In the meantime, Streb is working as a “media-trix,” handling web content and online social media for her longtime sponsor Team LUNA Chix, a project of the Clif Bar energy-bar company, as well as LUNA Sport, a related clothing line. “I’ve been sort of pseudo-retired for the last year,” she says, after having spent the prior year and a half working full time in California as the LUNA Chix Pro Team’s manager and webmaster. “I just couldn’t handle the office job. It’s really hard, after all those years, to go back to an office,” she explains, “especially when you’ve been a pro athlete traveling the world.”
Streb also tends to a company, Streb Trail Systems (STS), that she and her husband founded in the mid-2000s in Costa Rica. It designs mountain-bike trails for resorts and communities. “We created a nice trail system in Puerto Rico for a nature park called Toro Verde,” she explains. Its first U.S. project has been here in Maryland, putting together a trail plan for Mount St. Mary’s University in Emmittsburg.
In the two months since Streb returned to Baltimore, she’s also been laying the groundwork for becoming a local bike advocate. “I’m meeting with city planners,” she says, “because I really want to improve on the bike-ability of this city.” She’s happy to see that there are bike lanes on some of the city’s main thoroughfares, and finds her Fells Point neighborhood is suitably bike-friendly, but she believes much more can be done to accommodate and promote bike-based city living.

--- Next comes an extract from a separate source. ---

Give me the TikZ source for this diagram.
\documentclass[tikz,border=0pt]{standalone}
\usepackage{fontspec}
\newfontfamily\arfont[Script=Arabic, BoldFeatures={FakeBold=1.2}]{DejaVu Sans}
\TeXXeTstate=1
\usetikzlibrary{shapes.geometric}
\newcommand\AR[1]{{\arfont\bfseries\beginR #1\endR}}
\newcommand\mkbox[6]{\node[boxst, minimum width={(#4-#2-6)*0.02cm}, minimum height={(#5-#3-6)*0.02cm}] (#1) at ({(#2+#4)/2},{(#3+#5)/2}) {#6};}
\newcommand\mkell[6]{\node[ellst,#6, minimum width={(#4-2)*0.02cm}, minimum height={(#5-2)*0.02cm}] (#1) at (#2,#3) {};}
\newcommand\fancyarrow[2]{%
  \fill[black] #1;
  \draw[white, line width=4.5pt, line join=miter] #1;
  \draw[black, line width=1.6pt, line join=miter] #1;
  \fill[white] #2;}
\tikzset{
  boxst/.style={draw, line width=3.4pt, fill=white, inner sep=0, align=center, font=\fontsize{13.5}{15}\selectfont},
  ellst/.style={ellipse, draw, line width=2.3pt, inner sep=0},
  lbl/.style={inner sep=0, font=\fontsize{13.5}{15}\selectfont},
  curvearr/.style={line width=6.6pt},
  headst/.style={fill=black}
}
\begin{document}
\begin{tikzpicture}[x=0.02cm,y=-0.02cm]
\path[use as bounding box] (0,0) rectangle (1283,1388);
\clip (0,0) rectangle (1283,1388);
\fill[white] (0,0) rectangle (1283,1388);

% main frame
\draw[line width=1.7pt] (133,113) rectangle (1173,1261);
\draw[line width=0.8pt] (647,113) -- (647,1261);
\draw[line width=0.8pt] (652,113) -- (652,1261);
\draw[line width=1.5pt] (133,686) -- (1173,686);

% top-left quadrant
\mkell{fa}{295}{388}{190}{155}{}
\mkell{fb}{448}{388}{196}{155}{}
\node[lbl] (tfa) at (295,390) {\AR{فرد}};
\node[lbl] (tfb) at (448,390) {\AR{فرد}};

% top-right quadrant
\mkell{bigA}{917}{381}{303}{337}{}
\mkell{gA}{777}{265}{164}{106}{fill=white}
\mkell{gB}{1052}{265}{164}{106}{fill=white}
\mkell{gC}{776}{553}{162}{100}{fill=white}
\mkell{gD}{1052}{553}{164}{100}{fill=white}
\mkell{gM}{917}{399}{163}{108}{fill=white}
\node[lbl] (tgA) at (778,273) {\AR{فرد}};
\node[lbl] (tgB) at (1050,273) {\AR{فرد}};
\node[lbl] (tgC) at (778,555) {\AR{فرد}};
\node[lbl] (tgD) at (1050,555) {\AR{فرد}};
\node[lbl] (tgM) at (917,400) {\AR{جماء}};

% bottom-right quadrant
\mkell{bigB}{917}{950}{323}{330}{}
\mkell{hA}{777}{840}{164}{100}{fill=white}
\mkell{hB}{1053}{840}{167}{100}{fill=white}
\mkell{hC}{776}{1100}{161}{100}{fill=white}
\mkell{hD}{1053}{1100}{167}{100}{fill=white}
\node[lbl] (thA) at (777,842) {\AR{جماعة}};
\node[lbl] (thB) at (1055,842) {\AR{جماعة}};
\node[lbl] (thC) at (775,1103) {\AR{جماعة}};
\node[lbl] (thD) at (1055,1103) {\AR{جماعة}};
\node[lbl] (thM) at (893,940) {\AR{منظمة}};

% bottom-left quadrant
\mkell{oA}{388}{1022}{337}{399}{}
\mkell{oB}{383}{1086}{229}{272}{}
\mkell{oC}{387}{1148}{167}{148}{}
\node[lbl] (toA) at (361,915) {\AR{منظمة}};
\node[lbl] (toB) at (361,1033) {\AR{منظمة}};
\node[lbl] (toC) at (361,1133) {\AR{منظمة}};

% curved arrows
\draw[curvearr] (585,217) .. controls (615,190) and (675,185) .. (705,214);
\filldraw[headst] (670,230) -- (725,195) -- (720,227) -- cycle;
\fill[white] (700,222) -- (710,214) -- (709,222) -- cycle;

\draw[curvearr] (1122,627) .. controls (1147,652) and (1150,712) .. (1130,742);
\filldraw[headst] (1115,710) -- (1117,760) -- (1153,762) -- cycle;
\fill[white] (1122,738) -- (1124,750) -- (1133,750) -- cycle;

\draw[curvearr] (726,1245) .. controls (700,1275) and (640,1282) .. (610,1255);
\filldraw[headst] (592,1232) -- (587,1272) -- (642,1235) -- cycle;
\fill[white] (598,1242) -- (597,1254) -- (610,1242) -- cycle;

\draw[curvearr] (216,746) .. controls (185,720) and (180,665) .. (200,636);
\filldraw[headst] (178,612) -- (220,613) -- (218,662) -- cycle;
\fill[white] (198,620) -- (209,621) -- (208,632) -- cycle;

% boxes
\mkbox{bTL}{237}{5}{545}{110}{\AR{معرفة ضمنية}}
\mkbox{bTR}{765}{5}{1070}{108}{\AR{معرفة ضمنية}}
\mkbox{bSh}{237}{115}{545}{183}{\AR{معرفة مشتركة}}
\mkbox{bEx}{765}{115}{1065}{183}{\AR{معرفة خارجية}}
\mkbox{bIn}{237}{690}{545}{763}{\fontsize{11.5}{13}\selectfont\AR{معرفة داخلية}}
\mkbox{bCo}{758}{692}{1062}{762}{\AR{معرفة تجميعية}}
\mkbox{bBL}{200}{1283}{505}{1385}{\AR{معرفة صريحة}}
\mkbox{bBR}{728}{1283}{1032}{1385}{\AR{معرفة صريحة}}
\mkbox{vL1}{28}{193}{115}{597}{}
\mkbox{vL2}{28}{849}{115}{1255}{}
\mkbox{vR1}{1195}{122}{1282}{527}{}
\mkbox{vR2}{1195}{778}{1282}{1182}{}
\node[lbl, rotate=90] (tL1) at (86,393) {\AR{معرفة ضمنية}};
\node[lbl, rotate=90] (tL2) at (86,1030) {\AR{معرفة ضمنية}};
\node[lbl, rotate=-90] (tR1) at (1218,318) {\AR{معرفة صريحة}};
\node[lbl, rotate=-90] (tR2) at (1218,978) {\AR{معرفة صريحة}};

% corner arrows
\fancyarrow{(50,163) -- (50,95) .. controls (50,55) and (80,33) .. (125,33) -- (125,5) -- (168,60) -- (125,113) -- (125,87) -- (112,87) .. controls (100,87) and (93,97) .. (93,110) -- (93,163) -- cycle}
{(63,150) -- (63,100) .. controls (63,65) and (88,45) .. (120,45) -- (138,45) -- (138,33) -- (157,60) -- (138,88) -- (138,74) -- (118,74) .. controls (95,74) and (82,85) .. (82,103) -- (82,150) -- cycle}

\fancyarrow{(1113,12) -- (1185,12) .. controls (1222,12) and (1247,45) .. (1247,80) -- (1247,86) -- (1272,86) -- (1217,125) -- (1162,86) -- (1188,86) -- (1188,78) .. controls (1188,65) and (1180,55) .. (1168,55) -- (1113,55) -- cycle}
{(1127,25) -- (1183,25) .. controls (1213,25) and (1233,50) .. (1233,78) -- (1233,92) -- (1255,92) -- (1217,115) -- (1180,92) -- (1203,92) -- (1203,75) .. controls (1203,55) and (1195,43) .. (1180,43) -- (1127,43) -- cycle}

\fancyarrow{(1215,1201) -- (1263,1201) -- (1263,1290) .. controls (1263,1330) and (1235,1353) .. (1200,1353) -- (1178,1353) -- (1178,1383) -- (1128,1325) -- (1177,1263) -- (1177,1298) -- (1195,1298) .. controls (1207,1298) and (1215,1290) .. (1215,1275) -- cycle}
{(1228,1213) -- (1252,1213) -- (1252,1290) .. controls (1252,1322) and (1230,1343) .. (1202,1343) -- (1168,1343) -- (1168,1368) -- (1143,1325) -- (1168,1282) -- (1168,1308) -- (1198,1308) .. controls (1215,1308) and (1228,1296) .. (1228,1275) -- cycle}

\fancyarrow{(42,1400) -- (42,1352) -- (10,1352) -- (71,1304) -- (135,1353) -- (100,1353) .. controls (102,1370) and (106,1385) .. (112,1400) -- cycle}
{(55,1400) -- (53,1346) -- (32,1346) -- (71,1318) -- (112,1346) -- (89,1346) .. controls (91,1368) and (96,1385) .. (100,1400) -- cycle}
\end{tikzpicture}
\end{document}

“If more and more people see a mom riding her kids,” as they see Streb do, using her “cargo bike”—an extra-long bicycle with a bucket up front, big enough for two kids and a lot of groceries—“then they’re going to think about doing it themselves. It’s a snowball effect. And as more people do it, the city will need to just create space for it [on the streets]. Cyclists are paying the same taxes the drivers are paying, except what cyclists are doing is greener and it’s healthier. I’d love to do anything I can do to help people understand.”
Returning to Baltimore, Streb says, is “just full circle. It’s where I met my husband 20-some years ago, and my family’s from here. And it’s important for the kids to be near family. Now that I’m not trying to race professionally, I think it’s working out really well for us.”